We congratulate Mondelez on the boldness of this move, and can understand the desire to move beyond tasks like data gathering, product positioning work and copy testing. That kind of research can seem time consuming in today’s fast-paced media climate. Additionally, when you market products like gum and candy, there’s a perceived need to appeal to younger consumers by being cool, and what could be cooler than just trying stuff, seeing what appears to work, and running with it?
The risk with this approach – to sound like the curmudgeon in the room – is what should be the most important consideration: What will happen to the brand? A year or two from now, the brands that take this route might be perceived as trendy and leading edge. But what about five or 10 years from now? Will these brands stand for anything at all? Will the consumer be able to make associations with the brand? If the mental connections are just to the most recent wild and crazy idea, is there anything that’s enduring; anything that the brand really stands for? How much brand equity will be lost in this test-and-discard approach?

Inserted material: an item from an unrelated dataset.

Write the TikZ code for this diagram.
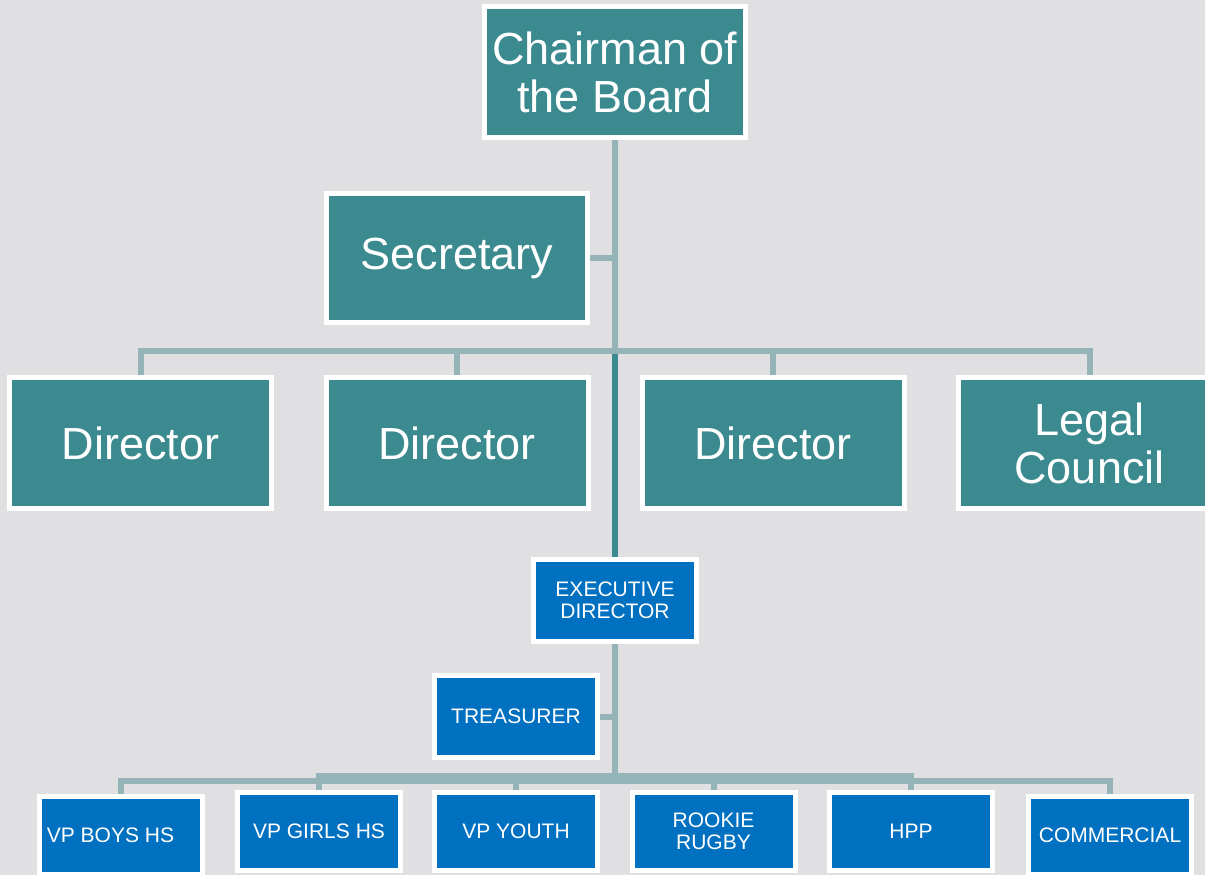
\documentclass[tikz,border=0pt]{standalone}
\usepackage{fontspec}
\setmainfont{Liberation Sans}
\usetikzlibrary{backgrounds}
\definecolor{tealbox}{HTML}{3B8A8F}
\definecolor{bluebox}{HTML}{0070C0}
\definecolor{connc}{HTML}{94B4B7}
\definecolor{marble}{HTML}{E0E0E2}
\tikzset{
  bigbox/.style={draw=white, line width=5pt, fill=tealbox, text=white, inner sep=0pt,
    minimum width=262pt, minimum height=131pt, align=center,
    font=\fontsize{45}{48}\selectfont},
  smallbox/.style={draw=white, line width=5pt, fill=bluebox, text=white, inner sep=0pt,
    minimum width=163pt, minimum height=82pt, align=center,
    font=\fontsize{21}{22}\selectfont},
  lowbox/.style={smallbox, minimum height=78pt},
  conn/.style={draw=connc, line width=6pt},
  trunk/.style={draw=tealbox, line width=6pt}
}
\begin{document}
\begin{tikzpicture}[x=1pt,y=-1pt]
\useasboundingbox (0,0) rectangle (1205,875);
\clip (0,0) rectangle (1205,875);
% boxes
\node[bigbox, minimum width=261pt] (chair) at (615,72) {Chairman of\\the Board};
\node[bigbox, minimum width=261pt, minimum height=129pt] (sec) at (457,258) {Secretary};
\node[bigbox] (d1) at (140.5,443) {Director};
\node[bigbox] (d2) at (457,443) {Director};
\node[bigbox] (d3) at (773,443) {Director};
\node[bigbox] (legal) at (1089.5,443) {Legal\\Council};
\node[smallbox] (exec) at (615,600.5) {EXECUTIVE\\DIRECTOR};
\node[smallbox] (tre) at (516,716.5) {TREASURER};
\node[lowbox] (boys) at (120.5,835.5) {VP BOYS HS\kern20pt};
\node[lowbox] (girls) at (319,831.5) {VP GIRLS HS};
\node[lowbox] (youth) at (516,831.5) {VP YOUTH};
\node[lowbox] (rookie) at (713.5,831.5) {ROOKIE\\RUGBY};
\node[lowbox] (hpp) at (911,831.5) {HPP};
\node[lowbox] (comm) at (1110,835.5) {COMMERCIAL};
% junctions
\coordinate (j1) at (615,351);
\coordinate (j2) at (615,776);
\coordinate (j3) at (615,780.5);
\begin{scope}[on background layer]
\fill[marble] (0,0) rectangle (1205,875);
\draw[conn] (chair.south) -- (j1);
\draw[conn] (sec.east) -- (sec.east -| chair.south);
\draw[trunk] (j1) -- (exec.north);
\draw[conn] (d1.north) |- (j1) -| (legal.north);
\draw[conn] (d2.north) -- (d2.north |- j1);
\draw[conn] (d3.north) -- (d3.north |- j1);
\draw[conn] (exec.south) -- (j3);
\draw[conn] (tre.east) -- (tre.east -| exec.south);
\draw[conn] (boys.north) |- (j3) -| (comm.north);
\draw[conn] (girls.north) |- (j2) -| (hpp.north);
\draw[conn] (youth.north) -- (youth.north |- j2);
\draw[conn] (rookie.north) -- (rookie.north |- j2);
\end{scope}
\end{tikzpicture}
\end{document}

‘Nimble and responsive’ marketing is all the rage these days. It’s great to have the courage to go with creative that’s different, and that you just have to trust your gut and try; but there needs to be some overarching brand identity, brand principles, brand voice– brand something.
We’ve always been a bit concerned with the idea that the success of an advertising program can be judged solely by short term sales results. Too often this leads to advertisers concentrating on promotion-based tactics at the expense of brand-building campaigns.
In this case, the concern goes even further: If an advertiser specifically turns away from things like positioning, and focuses only on short term sales results, long term success doesn’t seem to be a result. If the proof is in the pudding, this dish could leave a bitter aftertaste in Mondelez’s mouth a decade down the road. By then, it may be too late to think about the brands.